Geschlechtsneutrale Kleiderordnung
In vielen Unternehmen gibt es Vorgaben zur Kleidung. Das hat die unterschiedlichsten Gründe. Je nach Branche und dem mit der jeweiligen Kleiderordnung verbundenen Ziel gibt es üblicherweise auch nach Geschlechtern getrennte spezifische Kleidervorgaben. Existiert in Ihrem Unternehmen nicht bereits jetzt eine geschlechtsneutrale Kleiderordnung, werden Anpassungen notwendig.

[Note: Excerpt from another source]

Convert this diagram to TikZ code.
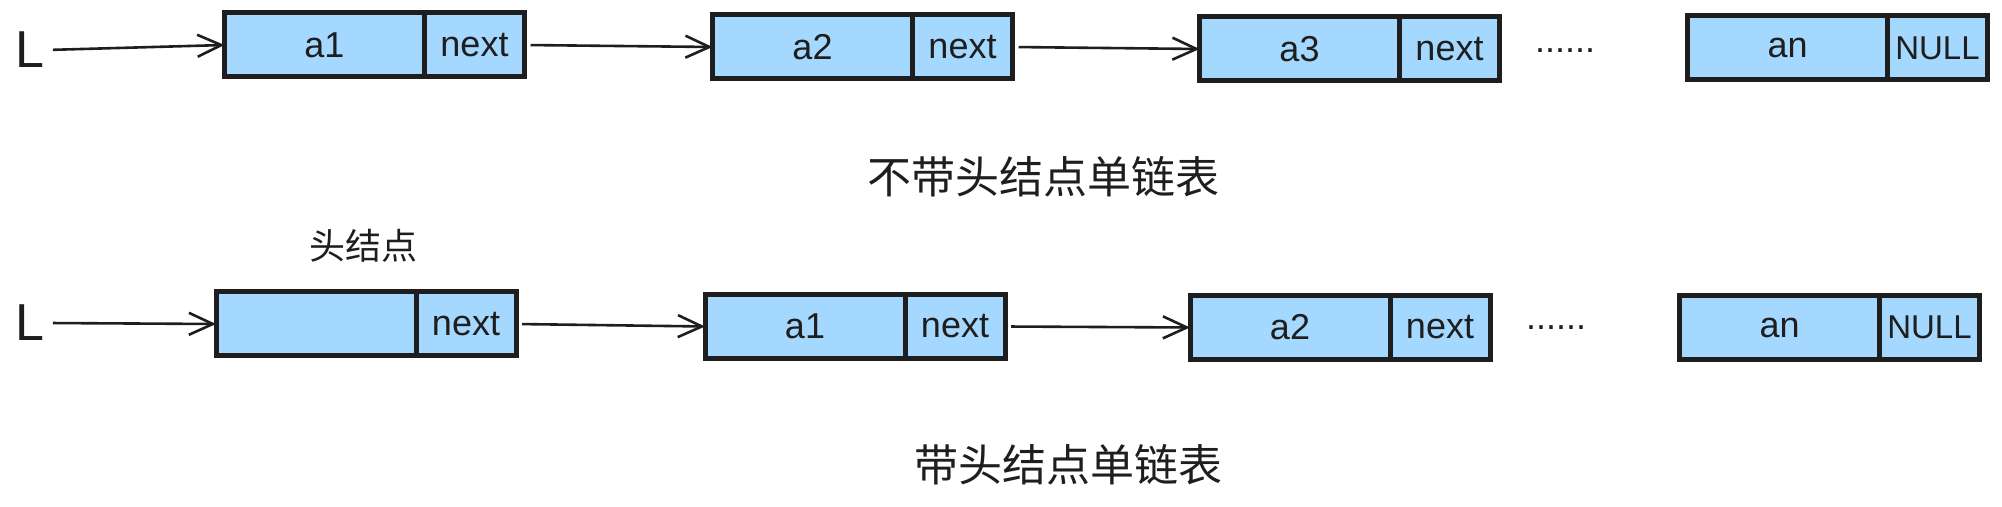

Alternativ kann Ihr Arbeitgeber allerdings – wie in den anderen bereits angesprochenen Angelegenheiten – zunächst gegenüber der Belegschaft klarstellen, dass intersexuelle Menschen sich eine der beiden Uniformen aussuchen können.

Langfristig sollten Sie als Betriebsrat jedoch gemeinsam mit Ihrem Arbeitgeber eine geschlechtsneutrale Kleiderordnung einführen. Dabei sollten Sie darauf achten, dass diese nicht zu viele Einzelheiten enthält. Das kann dazu führen, dass bestimmte Vorgaben von der Allgemeinheit eher als Kleidungsstücke für Männer oder Frauen zugeordnet werden.

Anpassungen von Gesetzen?
Im Arbeitsrecht gibt es eine Vielzahl an Gesetzen, die ausdrücklich zwischen Männern und Frauen unterscheiden. Das gilt beispielsweise für
- das Entgelttransparenzgesetz,
- die Arbeitsstättenverordnung,
- das Mindestlohngesetz und
- das Betriebsverfassungsgesetz (BetrVG).

Denken Sie nur an § 80 Abs. 2 BetrVG. Aber auch §15 Abs. 2 BetrVG unterscheidet mittelbar auch zwischen den Geschlechtern. Danach muss das Geschlecht, das in der Belegschaft in der Minderheit ist, entsprechend seines zahlenmäßigen Verhältnisses im Betrieb vertreten sein. Die Berechnung erfolgt nach dem d'Hondtschen Höchstzahlverfahren. Grundsätzlich sollten sämtliche Gesetze, die intersexuelle Personen nicht berücksichtigen und noch nicht von dem dreigeschlechtlichen System ausgehen, geändert werden. Dazu gehört eben auch das BetrVG. Und zwar in der Form, dass bei Betriebsratswahlen das Verhältnis aller drei Geschlechter berücksichtigt wird. Unter Umständen reicht in Bezug auf § 15 Abs. 2 BetrVG auch eine Klarstellung, dass es in einem Betrieb auch mehrere Minderheitengeschlechter geben kann.

Wer nun meint, das sei völlig übertrieben, mag Recht haben. Aber genauso richtig ist es, dass die Gesetze und das Betriebsverfassungsgericht zu einem umfassenden Minderheitenschutz aufrufen.

Fazit
Spätestens, wenn die erste Klage anhängig sein wird, muss der Gesetzgeber handeln. Und die wird kommen. Sie haben es als Betriebsrat in der Hand, auf betrieblicher Ebene Ungleichbehandlungen in Bezug auf das dritte Geschlecht schon einmal vorzubeugen.